Летти вскрикнула, но с ее губ не сорвалось ни звука. Ветер. Уши заложило. Потом удар и встряска. А потом очередной прыжок.
Летти завизжала…
* * *Крошечная комната внучки господина начальника вокзала, казалось, была забита народом под завязку, хотя на деле, помимо самой Летти Бракнехт, лежащей на кровати, там присутствовали лишь трое. Господин Бракнехт, скрежещущий зубами от ярости, застыл у двери, а у кровати стояли два джентльмена-военных в фуражках и черных мундирах с двумя рядами пуговиц, на которых был изображен герб: шестеренка с зубчиками в виде патронов. На поясах у обоих висели сабли в ножнах, каждый являлся обладателем черного кожаного саквояжа с тем же гербом на застежке, что был и на пуговицах.
Также из коридора в комнату заглядывал констебль Бомунд. Прочие же служащие вокзала сейчас старались держаться от этого места и от своего начальника как можно дальше. Констебль не спускал взгляда с господ военных врачей, которые занимались маленькой пациенткой.

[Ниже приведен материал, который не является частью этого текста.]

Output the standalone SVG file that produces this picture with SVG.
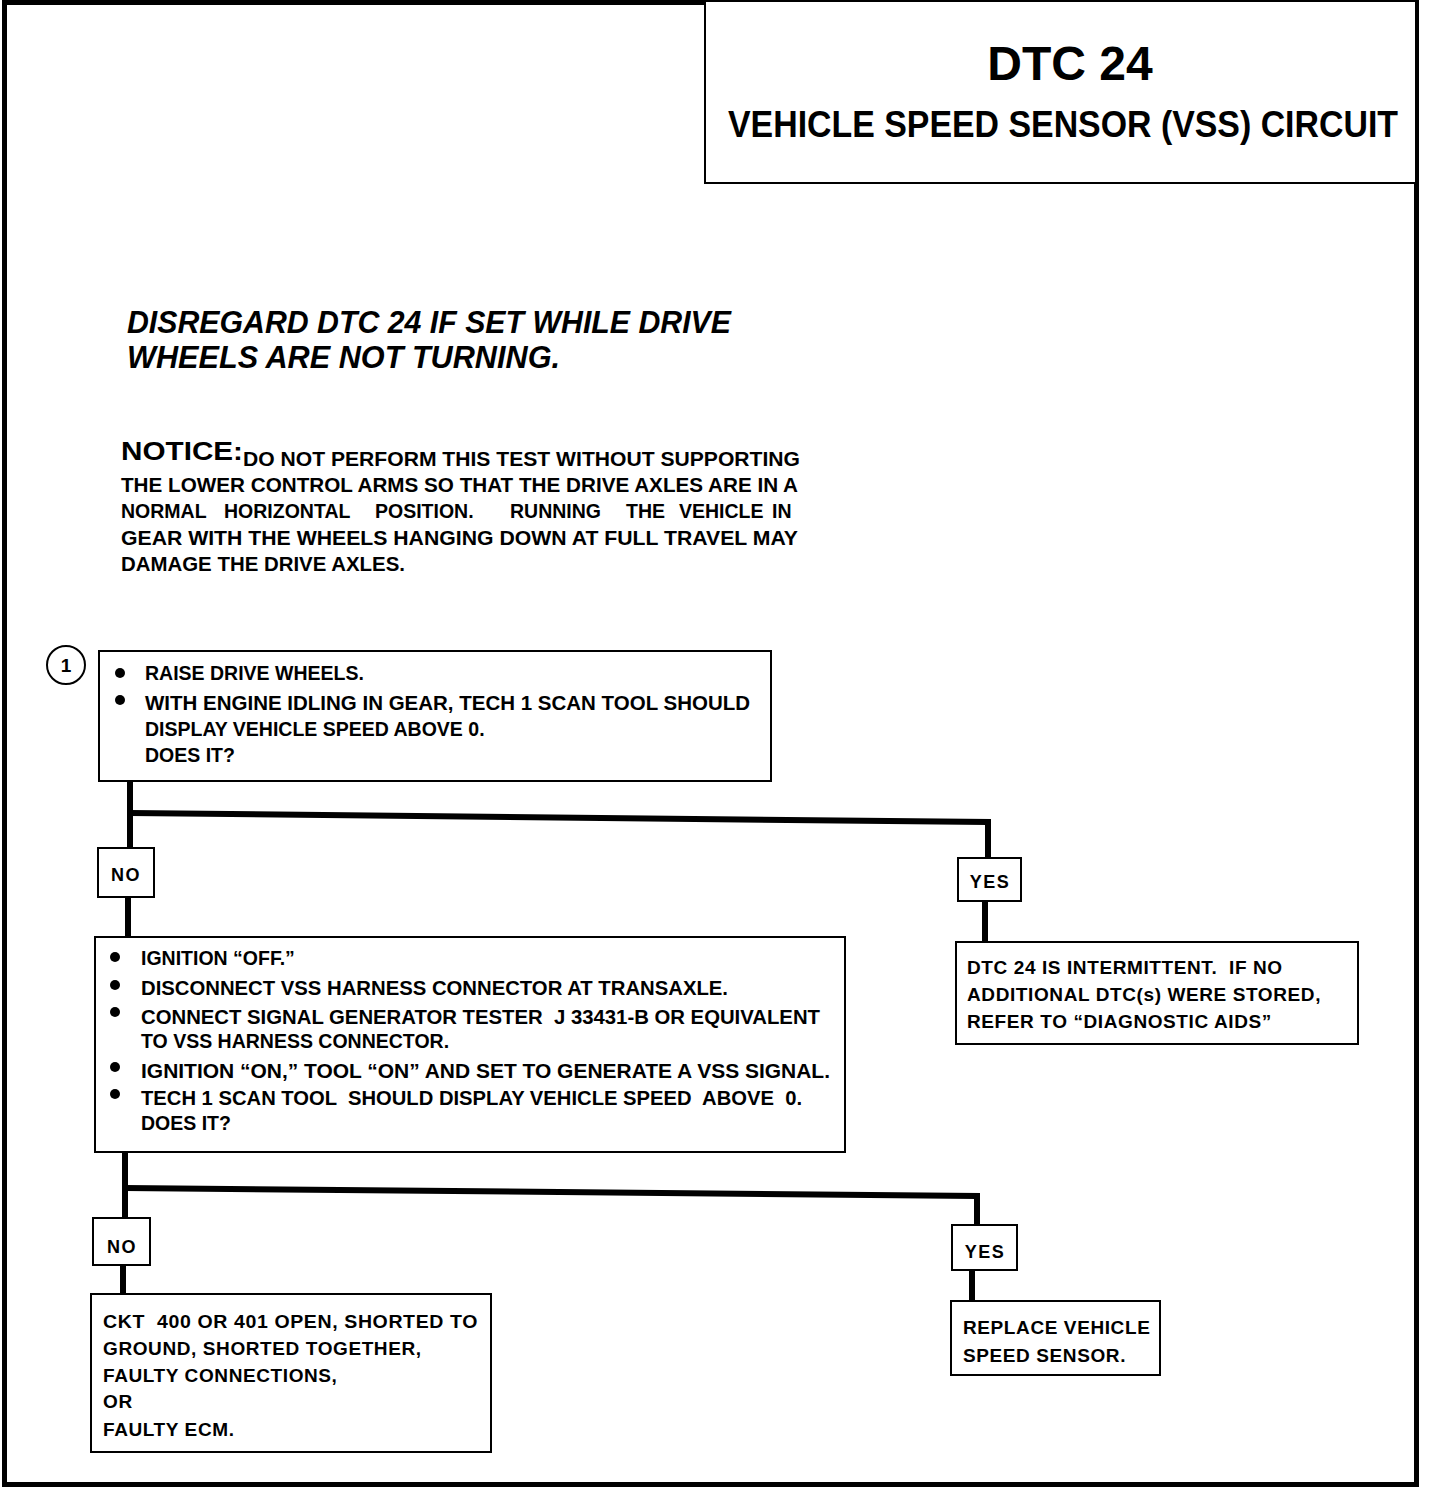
<svg xmlns="http://www.w3.org/2000/svg" width="1440" height="1488" viewBox="0 0 1440 1488">
<style>
.box{fill:#fff;stroke:#000;stroke-width:2}
.t{font-family:"Liberation Sans",Arial,sans-serif;font-weight:bold;fill:#000;white-space:pre}
.b{font-size:19.5px}
.r{font-size:19px;letter-spacing:0.6px}
.lbl{font-size:18px;letter-spacing:1.5px;text-anchor:middle}
.conn{fill:none;stroke:#000;stroke-width:6;stroke-linejoin:miter}
</style>
<rect x="0" y="0" width="1440" height="1488" fill="#fff"/>
<rect id="border" x="4.5" y="2.5" width="1412" height="1482" fill="none" stroke="#000" stroke-width="5"/>

<g id="title">
<rect class="box" x="705" y="1" width="711" height="182"/>
<text class="t" x="1070" y="80" font-size="48" text-anchor="middle">DTC 24</text>
<text class="t" x="728" y="137" font-size="36" textLength="670" lengthAdjust="spacingAndGlyphs">VEHICLE SPEED SENSOR (VSS) CIRCUIT</text>
</g>

<g id="disregard">
<text class="t" x="127" y="333" font-size="31" font-style="italic" textLength="604" lengthAdjust="spacingAndGlyphs">DISREGARD DTC 24 IF SET WHILE DRIVE</text>
<text class="t" x="127" y="368" font-size="31" font-style="italic" textLength="433" lengthAdjust="spacingAndGlyphs">WHEELS ARE NOT TURNING.</text>
</g>

<g id="notice">
<text class="t" x="121" y="460" font-size="25" textLength="122" lengthAdjust="spacingAndGlyphs">NOTICE:</text>
<text class="t" x="243" y="466" font-size="19.5" textLength="557" lengthAdjust="spacingAndGlyphs">DO NOT PERFORM THIS TEST WITHOUT SUPPORTING</text>
<text class="t" x="121" y="492" font-size="19.5" textLength="677" lengthAdjust="spacingAndGlyphs">THE LOWER CONTROL ARMS SO THAT THE DRIVE AXLES ARE IN A</text>
<text class="t" y="518" font-size="19.5"><tspan x="121">NORMAL</tspan><tspan x="224">HORIZONTAL</tspan><tspan x="375">POSITION.</tspan><tspan x="510">RUNNING</tspan><tspan x="626">THE</tspan><tspan x="679">VEHICLE</tspan><tspan x="772">IN</tspan></text>
<text class="t" x="121" y="545" font-size="19.5" textLength="677" lengthAdjust="spacingAndGlyphs">GEAR WITH THE WHEELS HANGING DOWN AT FULL TRAVEL MAY</text>
<text class="t" x="121" y="571" font-size="19.5" textLength="284" lengthAdjust="spacingAndGlyphs">DAMAGE THE DRIVE AXLES.</text>
</g>

<g id="connectors">
<polyline class="conn" points="130,782 130,848"/>
<polyline class="conn" points="130,813 988,822 988,858"/>
<polyline class="conn" points="128,897 128,937"/>
<polyline class="conn" points="985,901 985,942"/>
<polyline class="conn" points="125,1152 125,1218"/>
<polyline class="conn" points="125,1188 977,1196 977,1225"/>
<polyline class="conn" points="123,1265 123,1295"/>
<polyline class="conn" points="972,1270 972,1301"/>
</g>

<g id="step1">
<circle cx="66" cy="665" r="19" fill="#fff" stroke="#000" stroke-width="2"/>
<text class="t" x="66" y="672" font-size="19" text-anchor="middle">1</text>
</g>

<g id="box1">
<rect class="box" x="99" y="651" width="672" height="130"/>
<circle cx="120" cy="673" r="5"/>
<circle cx="120" cy="700" r="5"/>
<text class="t b" x="145" y="680">RAISE DRIVE WHEELS.</text>
<text class="t b" x="145" y="710" textLength="605" lengthAdjust="spacingAndGlyphs">WITH ENGINE IDLING IN GEAR, TECH 1 SCAN TOOL SHOULD</text>
<text class="t b" x="145" y="736">DISPLAY VEHICLE SPEED ABOVE 0.</text>
<text class="t b" x="145" y="762">DOES IT?</text>
</g>

<g id="no1">
<rect class="box" x="98" y="848" width="56" height="49"/>
<text class="t lbl" x="126" y="881">NO</text>
</g>

<g id="yes1">
<rect class="box" x="958" y="858" width="63" height="43"/>
<text class="t lbl" x="990" y="888">YES</text>
</g>

<g id="intermittent">
<rect class="box" x="956" y="942" width="402" height="102"/>
<text class="t r" x="967" y="974">DTC 24 IS INTERMITTENT.  IF NO</text>
<text class="t r" x="967" y="1001">ADDITIONAL DTC(s) WERE STORED,</text>
<text class="t r" x="967" y="1028">REFER TO “DIAGNOSTIC AIDS”</text>
</g>

<g id="box2">
<rect class="box" x="95" y="937" width="750" height="215"/>
<circle cx="115" cy="957" r="5"/>
<circle cx="115" cy="985" r="5"/>
<circle cx="115" cy="1012" r="5"/>
<circle cx="115" cy="1067" r="5"/>
<circle cx="115" cy="1094" r="5"/>
<text class="t b" x="141" y="965">IGNITION “OFF.”</text>
<text class="t b" x="141" y="995" textLength="587" lengthAdjust="spacingAndGlyphs">DISCONNECT VSS HARNESS CONNECTOR AT TRANSAXLE.</text>
<text class="t b" x="141" y="1024" textLength="679" lengthAdjust="spacingAndGlyphs">CONNECT SIGNAL GENERATOR TESTER  J 33431-B OR EQUIVALENT</text>
<text class="t b" x="141" y="1048">TO VSS HARNESS CONNECTOR.</text>
<text class="t b" x="141" y="1078" textLength="689" lengthAdjust="spacingAndGlyphs">IGNITION “ON,” TOOL “ON” AND SET TO GENERATE A VSS SIGNAL.</text>
<text class="t b" x="141" y="1105" textLength="661" lengthAdjust="spacingAndGlyphs">TECH 1 SCAN TOOL  SHOULD DISPLAY VEHICLE SPEED  ABOVE  0.</text>
<text class="t b" x="141" y="1130">DOES IT?</text>
</g>

<g id="no2">
<rect class="box" x="93" y="1218" width="57" height="47"/>
<text class="t lbl" x="122" y="1253">NO</text>
</g>

<g id="yes2">
<rect class="box" x="952" y="1225" width="65" height="45"/>
<text class="t lbl" x="985" y="1258">YES</text>
</g>

<g id="ckt">
<rect class="box" x="91" y="1294" width="400" height="158"/>
<text class="t r" x="103" y="1328" textLength="375" lengthAdjust="spacingAndGlyphs">CKT  400 OR 401 OPEN, SHORTED TO</text>
<text class="t r" x="103" y="1355">GROUND, SHORTED TOGETHER,</text>
<text class="t r" x="103" y="1382">FAULTY CONNECTIONS,</text>
<text class="t r" x="103" y="1408">OR</text>
<text class="t r" x="103" y="1436">FAULTY ECM.</text>
</g>

<g id="replace">
<rect class="box" x="951" y="1301" width="209" height="74"/>
<text class="t r" x="963" y="1334">REPLACE VEHICLE</text>
<text class="t r" x="963" y="1362">SPEED SENSOR.</text>
</g>
</svg>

Когда внучка господина Бракнехта вернулась на вокзал и ее дед узнал о том, что пытались с ней сделать больничные, он нацепил ледяную маску, но эта маска была намного хуже, чем если бы он рвал и метал. В первую очередь нужно было позаботиться о Летиции, и он разослал всех своих служащих на поиски доктора. Констеблю повезло больше других: он вытащил из вагона уже почти отошедшего от перрона поезда господина военврача и его молодого ассистента — они отправлялись на пустоши Дербаргамот, где уже разместилась VII парострелковая дивизия генерала Гроттля, к которой они были приквартированы. Несмотря на решительные отказы со стороны доктора, отбытие поезда было задержано, а они с ассистентом были препровождены в комнату к пациентке.
Доктор — его звали Конрад Ш. Коллинз — приступил к осмотру, попутно слушая рассказ господина начальника вокзала. На сообщение о том, что она надела очки Замыкателя, он лишь осуждающе покачал головой, но, услышав о случившемся в больнице, бросил прищуренный взгляд на ассистента — тот с мрачным видом кивнул.
Доктор Коллинз ввел Летти средство, которое окончательно сняло парализующий эффект. Девочка заплакала. Ее дед попытался ее утешить, но у него не вышло.
— Что думаете, Доу? — спросил доктор Коллинз.